In Revelation, God takes His words and thoughts and conveys them to a man. In Inspiration the man, under the power of the Holy Spirit, takes these thoughts and puts them on paper. And in Illumination, these words go from paper into the hearts of men, aided by the Spirit. In brief, then, revelation is from God to man, inspiration is man to paper and illumination is paper to man. The entire process is governed by the Holy Spirit.

So let’s make this practical. What does the concept of illumination really mean to me and to you?

First, it gives me assurance that God can and will speak to me through His word. I do not need to rely on my own intellect and ability, but can have confidence that God Himself is working in and through me to bring light to the words of the Scripture. Neither do I need an expert to mediate God’s Word to me. Rather, I can rely on God Himself to reveal the meaning of Scripture.

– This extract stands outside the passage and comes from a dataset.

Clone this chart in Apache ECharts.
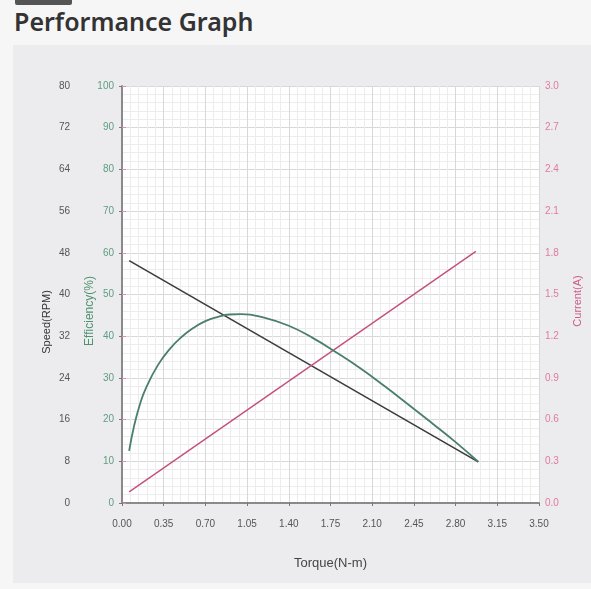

Second, I must seek the Spirit’s illumination when I study the Scripture. I should invite Him to guide me as I read and continually turn to Him, asking Him to help me when I am stuck or perplexed. I should not be tempted to rely on my own efforts.

Third, I must be diligent in my studies. The Spirit works through my efforts, not apart from them. If I am not properly engaged in studying the word, I can not expect Him to help me. It is one of God’s mysteries that our study becomes more rewarding, more meaningful, as we dedicate greater effort to it. While we must rely on the Spirit, He expects us to be diligent.